• [What the task requires]: Omit pictures and quote the listing below line by line, from its start through the line that holds "import plotly.graph_objects as go".

• [Raw data]:

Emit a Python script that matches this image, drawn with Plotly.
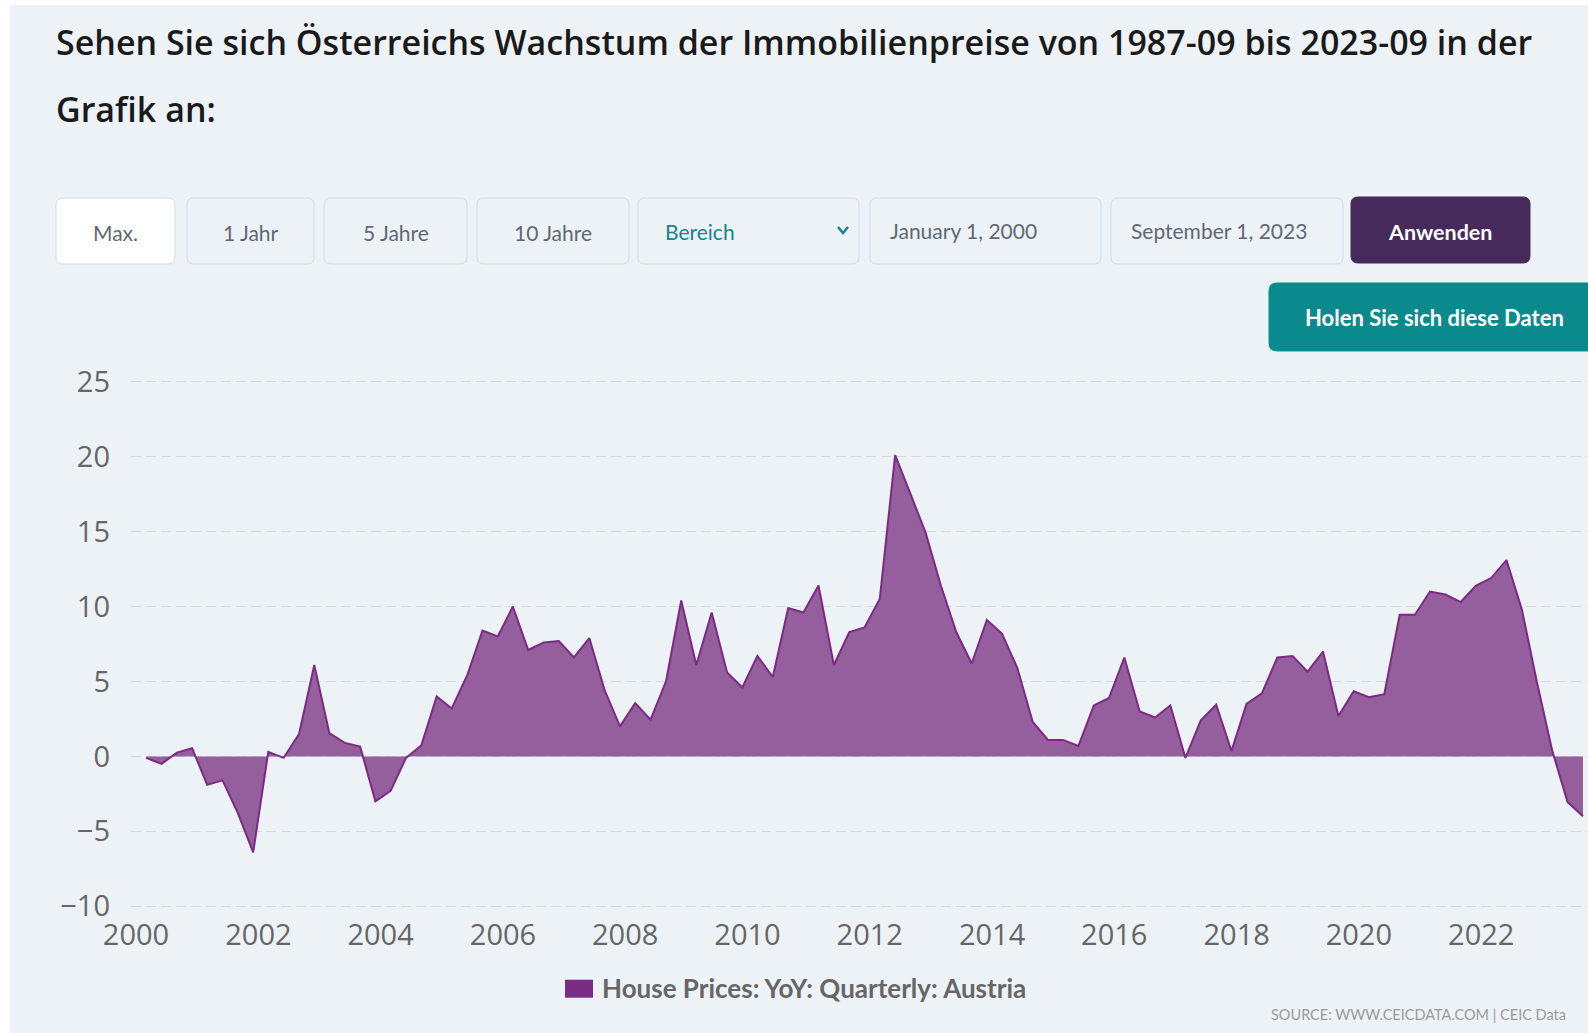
import pandas as pd
import plotly.graph_objects as go

# ---------------- data ----------------
quarter_dates = pd.date_range("2000-03-01", "2023-09-01", freq="3MS").strftime("%Y-%m-%d").tolist()
yoy_values = [
    -0.1, -0.5, 0.25, 0.55,      # 2000
    -1.9, -1.6, -3.8, -6.4,      # 2001
    0.3, -0.1, 1.5, 6.1,         # 2002
    1.55, 0.9, 0.65, -3.0,       # 2003
    -2.3, -0.1, 0.75, 4.0,       # 2004
    3.2, 5.4, 8.4, 8.0,          # 2005
    10.0, 7.1, 7.6, 7.7,         # 2006
    6.6, 7.9, 4.4, 2.0,          # 2007
    3.55, 2.45, 5.0, 10.4,       # 2008
    6.1, 9.6, 5.6, 4.6,          # 2009
    6.7, 5.3, 9.9, 9.6,          # 2010
    11.4, 6.1, 8.3, 8.6,         # 2011
    10.5, 20.1, 17.5, 14.9,      # 2012
    11.4, 8.3, 6.2, 9.1,         # 2013
    8.2, 5.9, 2.3, 1.1,          # 2014
    1.1, 0.7, 3.4, 3.9,          # 2015
    6.6, 3.0, 2.6, 3.4,          # 2016
    -0.1, 2.4, 3.45, 0.35,       # 2017
    3.5, 4.2, 6.6, 6.7,          # 2018
    5.65, 7.0, 2.7, 4.35,        # 2019
    3.95, 4.15, 9.45, 9.45,      # 2020
    11.0, 10.8, 10.3, 11.4,      # 2021
    11.9, 13.1, 9.8, 4.9,        # 2022
    0.4, -3.05, -4.0,            # 2023
]
series_name = "House Prices: YoY: Quarterly: Austria"
y_ticks = [-10, -5, 0, 5, 10, 15, 20, 25]
title_line1 = "Sehen Sie sich Österreichs Wachstum der Immobilienpreise von 1987-09 bis 2023-09 in der"
title_line2 = "Grafik an:"
range_buttons = ["Max.", "1 Jahr", "5 Jahre", "10 Jahre"]
start_label = "January 1, 2000"
end_label = "September 1, 2023"
apply_label = "Anwenden"
data_label = "Holen Sie sich diese Daten"
source_label = "SOURCE: WWW.CEICDATA.COM | CEIC Data"

# ---------------- geometry ----------------
W, H = 1588, 1033
Y_MIN, Y_MAX = -10.25, 25.25          # small padding so edge gridlines are drawn
UNIT_PX = 14.99
L, R = 131, 0
T = 381.8 - 0.25 * UNIT_PX
B = H - (906.5 + 0.25 * UNIT_PX)
PW = W - L - R
PH = H - T - B

def px(x):
    return (x - L) / PW

def py(y):
    return (H - B - y) / PH

def rrect(x0, y0, x1, y1, r):
    def P(x, y):
        return f"{px(x):.5f},{py(y):.5f}"
    return (f"M {P(x0 + r, y0)} L {P(x1 - r, y0)} Q {P(x1, y0)} {P(x1, y0 + r)} "
            f"L {P(x1, y1 - r)} Q {P(x1, y1)} {P(x1 - r, y1)} "
            f"L {P(x0 + r, y1)} Q {P(x0, y1)} {P(x0, y1 - r)} "
            f"L {P(x0, y0 + r)} Q {P(x0, y0)} {P(x0 + r, y0)} Z")

BG = "#edf2f7"
BORDER = "#d3dde6"
UI_FONT = "Lato"
UI_GRAY = "#5f6975"

fig = go.Figure()
fig.add_trace(go.Scatter(
    x=quarter_dates, y=yoy_values, mode="lines", name=series_name,
    fill="tozeroy", fillcolor="#955e9d",
    line=dict(color="#7b2b83", width=2), showlegend=False,
))

shapes = []
annotations = []

# page panel
shapes.append(dict(type="rect", xref="paper", yref="paper", layer="below",
                   x0=px(10), x1=px(W + 5), y0=py(5), y1=py(H + 5),
                   fillcolor=BG, line=dict(width=0)))

# title
title_font = dict(family="Open Sans", size=34, color="#1a1a1a", weight=600)
annotations.append(dict(text=title_line1, x=px(54), y=py(42), xref="paper", yref="paper",
                        xanchor="left", yanchor="middle", showarrow=False, font=title_font))
annotations.append(dict(text=title_line2, x=px(54), y=py(109), xref="paper", yref="paper",
                        xanchor="left", yanchor="middle", showarrow=False, font=title_font))

# range buttons
btn_y0, btn_y1 = 198, 264
btn_cy = 232
btn_boxes = [(56, 175), (187, 314), (324, 467), (477, 629)]
for i, (lab, (bx0, bx1)) in enumerate(zip(range_buttons, btn_boxes)):
    shapes.append(dict(type="path", xref="paper", yref="paper", layer="above",
                       path=rrect(bx0, btn_y0, bx1, btn_y1, 7),
                       fillcolor="#ffffff" if i == 0 else BG,
                       line=dict(color=BORDER, width=1)))
    annotations.append(dict(text=lab, x=px((bx0 + bx1) / 2), y=py(btn_cy),
                            xref="paper", yref="paper", xanchor="center", yanchor="middle",
                            showarrow=False, font=dict(family=UI_FONT, size=21, color=UI_GRAY)))

# Bereich dropdown
shapes.append(dict(type="path", xref="paper", yref="paper", path=rrect(638, btn_y0, 859, btn_y1, 7),
                   fillcolor=BG, line=dict(color=BORDER, width=1)))
annotations.append(dict(text="Bereich", x=px(663), y=py(btn_cy - 1), xref="paper", yref="paper",
                        xanchor="left", yanchor="middle", showarrow=False,
                        font=dict(family=UI_FONT, size=21, color="#17838a")))
shapes.append(dict(type="path", xref="paper", yref="paper",
                   path=f"M {px(838)},{py(227)} L {px(843)},{py(233)} L {px(848)},{py(227)}",
                   line=dict(color="#17838a", width=2.5)))

# date fields
for (bx0, bx1), lab in [((870, 1101), start_label), ((1111, 1343), end_label)]:
    shapes.append(dict(type="path", xref="paper", yref="paper", path=rrect(bx0, btn_y0, bx1, btn_y1, 7),
                       fillcolor=BG, line=dict(color=BORDER, width=1)))
    annotations.append(dict(text=lab, x=px(bx0 + 18), y=py(btn_cy - 2), xref="paper", yref="paper",
                            xanchor="left", yanchor="middle", showarrow=False,
                            font=dict(family=UI_FONT, size=21, color=UI_GRAY)))

# Anwenden
shapes.append(dict(type="path", xref="paper", yref="paper", path=rrect(1351, 197, 1530, 263, 7),
                   fillcolor="#452a5b", line=dict(color="#452a5b", width=1)))
annotations.append(dict(text=apply_label, x=px(1440), y=py(btn_cy), xref="paper", yref="paper",
                        xanchor="center", yanchor="middle", showarrow=False,
                        font=dict(family=UI_FONT, size=21.5, color="#ffffff", weight=700)))

# Holen Sie sich diese Daten
shapes.append(dict(type="path", xref="paper", yref="paper", path=rrect(1269, 283, 1620, 351, 8),
                   fillcolor="#0a8a8c", line=dict(color="#0a8a8c", width=1)))
annotations.append(dict(text=data_label, x=px(1434), y=py(318), xref="paper", yref="paper",
                        xanchor="center", yanchor="middle", showarrow=False,
                        font=dict(family=UI_FONT, size=22, color="#ffffff", weight=700)))

# legend
shapes.append(dict(type="rect", xref="paper", yref="paper", x0=px(565), x1=px(593),
                   y0=py(998), y1=py(980), fillcolor="#7b2b83", line=dict(width=0)))
annotations.append(dict(text=series_name, x=px(600), y=py(988), xref="paper", yref="paper",
                        xanchor="left", yanchor="middle", showarrow=False,
                        font=dict(family=UI_FONT, size=26, color="#666666", weight=700)))

# source
annotations.append(dict(text=source_label, x=px(1269), y=py(1015), xref="paper", yref="paper",
                        xanchor="left", yanchor="middle", showarrow=False,
                        font=dict(family=UI_FONT, size=14.5, color="#9a9a9a")))

tick_font = dict(family="Open Sans", size=29, color="#666666")
fig.update_layout(
    width=W, height=H,
    margin=dict(l=L, r=R, t=T, b=B, pad=0),
    paper_bgcolor="#ffffff", plot_bgcolor="rgba(0,0,0,0)",
    showlegend=False,
    shapes=shapes, annotations=annotations,
    xaxis=dict(type="date", range=["1999-12-02", "2023-10-01"], tick0="2000-01-01", dtick="M24",
               tickformat="%Y", showgrid=False, zeroline=False, showline=False, ticks="",
               ticklabelstandoff=5, tickfont=tick_font),
    yaxis=dict(range=[Y_MIN, Y_MAX], tickvals=y_ticks, showgrid=True, gridcolor="#d6dbe0",
               griddash="10px,5px", gridwidth=1, zeroline=False, showline=False, ticks="",
               ticklabelstandoff=20, tickfont=tick_font),
)

fig.write_html("out.html", config={"displayModeBar": False},
               post_script="document.body.style.margin='0';document.body.style.padding='0';")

• [Answer to this problem]:
Emit a Python script that matches this image, drawn with Plotly.
import pandas as pd
import plotly.graph_objects as go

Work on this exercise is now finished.